Лучше всех положение религии в протестантской и секуляризованной Америке объяснил Чарльз Тейлор (Charles Taylor) в книге «Мирской век» («A secular Age»). Казалось бы страна, в Конституции которой записано право на религиозную свободу, является слабым звеном, но есть знаки того, что официальная религия там не умерла. Некоторая живость, в том числе и стилистическая, была продемонстрирована американскими кардиналами, прибывшими в Рим для участия в конклаве в сопровождении пресс-секретарей и экспертов в области коммуникации. Они много говорили с журналистами, даже слишком много, по мнению Римской курии, не уклонялись от появления перед публикой. Особенно ярко проявил себя Тимоти Долан, он представляет собой тип консервативного пастора, находящегося в вечном диалоге с миром. Под его руководством американские епископы без колебаний высказывались перед публикой, не боясь противопоставить себя властям.

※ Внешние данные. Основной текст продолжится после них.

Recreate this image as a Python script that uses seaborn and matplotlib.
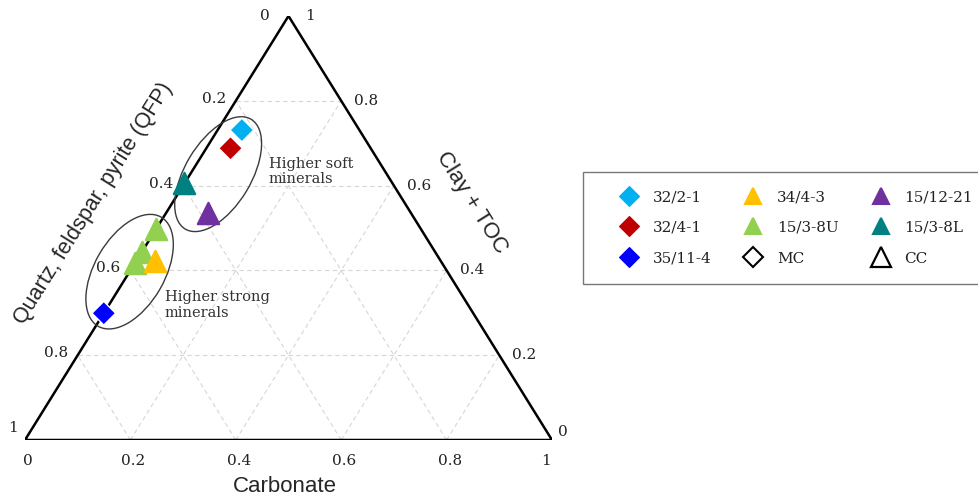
import matplotlib
matplotlib.use("Agg")
import matplotlib.pyplot as plt
from matplotlib.lines import Line2D
from matplotlib.patches import Ellipse
import numpy as np
import pandas as pd
import seaborn as sns

# ---- data: sample compositions (fractions) ----
wells = ["32/2-1", "32/4-1", "15/3-8L", "15/12-21",
         "15/3-8U", "15/3-8U", "15/3-8U", "34/4-3", "35/11-4"]
clay_type = ["MC", "MC", "CC", "CC", "CC", "CC", "CC", "CC", "MC"]
carbonate = [0.046, 0.046, 0.000, 0.079, 0.000, 0.000, 0.000, 0.036, 0.000]
clay_toc = [0.731, 0.688, 0.605, 0.536, 0.497, 0.443, 0.417, 0.422, 0.299]
qfp = [0.223, 0.266, 0.395, 0.385, 0.503, 0.557, 0.583, 0.542, 0.701]

well_colors = {
    "32/2-1": "#00B0F0", "32/4-1": "#C00000", "35/11-4": "#0000FF",
    "34/4-3": "#FFC000", "15/3-8U": "#92D050",
    "15/12-21": "#7030A0", "15/3-8L": "#008080",
}
legend_order = ["32/2-1", "32/4-1", "35/11-4",
                "34/4-3", "15/3-8U", "MC",
                "15/12-21", "15/3-8L", "CC"]
tick_values = [0, 0.2, 0.4, 0.6, 0.8, 1]
tick_labels = ["0", "0.2", "0.4", "0.6", "0.8", "1"]

sns.set_theme(style="white")
plt.rcParams["font.family"] = ["DejaVu Sans"]

W, H = 527.0, 424.0  # triangle base and height in drawing units


def to_xy(c, k):
    """Ternary (carbonate, clay+TOC) -> cartesian drawing units."""
    c = np.asarray(c, float)
    k = np.asarray(k, float)
    return W * (c + 0.5 * k), H * k


fig = plt.figure(figsize=(9.79, 5.0), dpi=100)
ax = fig.add_axes([25 / 979, 60 / 500, W / 979, H / 500])
ax.set_xlim(0, W)
ax.set_ylim(0, H)
ax.axis("off")

# grid lines
grid_kw = dict(color="#d6d6d6", lw=0.8, ls=(0, (4, 3)), zorder=1)
for v in [0.2, 0.4, 0.6, 0.8]:
    x, y = to_xy([0, 1 - v], [v, v])          # constant clay+TOC
    ax.plot(x, y, **grid_kw)
    x, y = to_xy([v, v], [0, 1 - v])          # constant carbonate
    ax.plot(x, y, **grid_kw)
    x, y = to_xy([1 - v, 0], [0, 1 - v])      # constant QFP
    ax.plot(x, y, **grid_kw)

# triangle frame
x, y = to_xy([0, 1, 0, 0], [0, 0, 1, 0])
ax.plot(x, y, color="black", lw=1.8, zorder=2, solid_joinstyle="miter")

# sample points
tot = np.array(carbonate) + np.array(clay_toc) + np.array(qfp)
px, py = to_xy(np.array(carbonate) / tot, np.array(clay_toc) / tot)
df = pd.DataFrame({"x": px, "y": py, "well": wells, "type": clay_type})
palette = dict(well_colors)
sub = df[df["type"] == "MC"]
sns.scatterplot(data=sub, x="x", y="y", hue="well", palette=palette,
                marker="D", s=145, linewidth=1, legend=False, ax=ax,
                zorder=4, clip_on=False)
for _, r in df[df["type"] == "CC"].iterrows():
    col = palette[r["well"]]
    sns.scatterplot(x=[r["x"]], y=[r["y"]], color=col, marker="^", s=235,
                    edgecolor=col, linewidth=1.6, joinstyle="round",
                    legend=False, ax=ax, zorder=4, clip_on=False)

# grouping ellipses and notes
for (c, k), wd, ht, ang in [((0.053, 0.627), 128, 66, 59),
                            ((0.0, 0.397), 126, 70, 60)]:
    cx, cy = to_xy(c, k)
    ax.add_patch(Ellipse((cx, cy), wd, ht, angle=ang, fill=False,
                         ec="#3a3a3a", lw=1.0, zorder=3))
serif = "DejaVu Serif"
ax.text(244, 268.5, "Higher soft\nminerals", family=serif, fontsize=10.5,
        color="#333333", ha="left", va="center", linespacing=1.15)
ax.text(140, 135, "Higher strong\nminerals", family=serif, fontsize=10.5,
        color="#333333", ha="left", va="center", linespacing=1.15)

# tick labels
tk = dict(family=serif, fontsize=11, color="#222222",
          textcoords="offset pixels", annotation_clip=False)
for v, lab in zip(tick_values, tick_labels):
    # bottom: carbonate
    ax.annotate(lab, to_xy(v, 0), xytext=(3 if v < 1 else -6, -21),
                ha="center", va="center", **tk)
    # left: QFP (clay+TOC = 1 - v on the left edge)
    off = (-10, 2)
    if v == 0:
        off = (-19, 0)
    elif v == 1:
        off = (-7, 12)
    ax.annotate(lab, to_xy(0, 1 - v), xytext=off, ha="right", va="center", **tk)
    # right: clay + TOC
    off = (13, 0)
    if v == 1:
        off = (17, 0)
    elif v == 0:
        off = (6, 8)
    ax.annotate(lab, to_xy(1 - v, v), xytext=off, ha="left", va="center", **tk)

# axis titles
sans = "Liberation Sans"
fig.text(284.5 / 979, 1 - 486 / 500, "Carbonate", family=sans, fontsize=16,
         ha="center", va="center")
fig.text(472 / 979, 1 - 203 / 500, "Clay + TOC", family=sans, fontsize=16,
         ha="center", va="center", rotation=-58, rotation_mode="anchor")
fig.text(93 / 979, 1 - 203 / 500, "Quartz, feldspar, pyrite (QFP)",
         family=sans, fontsize=15.5, ha="center", va="center", rotation=58,
         rotation_mode="anchor")

# legend
handles = []
for name in legend_order:
    if name == "MC":
        h = Line2D([], [], ls="none", marker="D", ms=10, mfc="none",
                   mec="black", mew=1.5)
    elif name == "CC":
        h = Line2D([], [], ls="none", marker="^", ms=14, mfc="none",
                   mec="black", mew=1.6)
    elif name in ("32/2-1", "32/4-1", "35/11-4"):
        h = Line2D([], [], ls="none", marker="D", ms=10, mfc=well_colors[name],
                   mec=well_colors[name], mew=0.8)
    else:
        h = Line2D([], [], ls="none", marker="^", ms=12, mfc=well_colors[name],
                   mec=well_colors[name], mew=1.5, solid_joinstyle="round")
    handles.append(h)
leg = fig.legend(handles, legend_order, ncol=3, loc="upper left",
                 bbox_to_anchor=(583 / 979, 1 - 171.7 / 500),
                 prop={"family": serif, "size": 11}, frameon=True,
                 fancybox=False, borderpad=1.2, labelspacing=1.1,
                 handlelength=3.6, handletextpad=-0.25, columnspacing=0.95,
                 borderaxespad=0)
leg.get_frame().set_edgecolor("#555555")
leg.get_frame().set_linewidth(1.0)
for t in leg.get_texts():
    t.set_color("#222222")

fig.savefig("out.png", dpi=100)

Сегодня американская церковь не представляет из себя пришедший в упадок замок, защищенный высокими стенами. Скорее. это живой организм, который без всякого замешательства ведет себя в светском мире: церковь сопротивляется администрации Обамы в связи с законом, который нарушает религиозную свободу, ведет диалог с New York Times и без колебаний отвечает на вопросы о случаях педофилии, которые неизменно извлекаются на свет журналистами и используются как рычаг. Все это ассоциируется с румяным лицом кардинала Долана, источающего энергию и хорошее настроение, что резко контрастирует с серостью представителей Римской курии, пытающихся избежать контактов. Заметьте: в этом проявляется не только коммуникативная стратегия, но и простой расчет на оптимизацию евангелизации. Американская церковь не боится вести игру на поле секуляризации, которое, конечно, не остается нейтральным. Это отношение к миру питается из традиционного теологического источника (ратцингеровского, заметим для уточнения), делается попытка найти рациональный способ коммуникации, не испытывая при этом комплекса неполноценности и не пытаясь уйти в катакомбы.
Этот подход противоположен подходу американских плакальщиков, сожалеющих об исчезновении христианского опыта. Цифры говорят о том, что рано устраивать похороны церкви, якобы несовместимой со слишком эволюционировавшим, чтобы верить, обществом. В Соединенных Штатах Америки свыше 78 миллионов католиков,то есть они составляют четверть населения. В 1965 году они составляли около половины населения и были сконцентрированы на северо-востоке Соединенных Штатов.Остальное население принадлежит к протестанской церкви. Сегодня католики расселились по всей территории.
В докладе Центра прикладных исследований при Джорджтаунском университете дается прогноз, что к середине века католическое население в США может достигнуть 110 миллионов человек.
Этот же центр свидетельствует. о том, что две трети американцев, воспитанных в католической вере, придерживаются ее и будучи взрослыми; среди протестантов эта доля гораздо меньше. Большинство судей в Верховном суде — католики; среди лиц, занимающих наиболее высокие посты, нет ни одного протестанта. Конечно, эта тенденция как среди общей массы населения, так и в суде, по мнению члена Верховного суда США Сони Сотомайор, поддерживается растущим числом испаноязычных жителей, но таков новый облик Америки, страны иммигрантов. Верно и то, что церкви с трудом удается ввести в свое лоно новые поколения, но с другой стороны, молодежь трудно увлечь и другими серьезными теориями. Ответственность поколения отцов — это циклическая межконфессиональная проблема, объект вечных жалоб.
Джозеф Боттум (Joseph Bottum), католик, консерватор и бывший редактор межконфессионального издания «First Things» написал книгу, которая скоро выйдет в Америке, где он дает характеристику «католическому пробуждению» («Catholic Awakening»): универсальная церковь заполнила все промежутки протестантами самого различного толка. Если это не христианская весна, то в любом случае будущему церкви в Америке не грозит зима, которой боятся и простые, и образованные люди.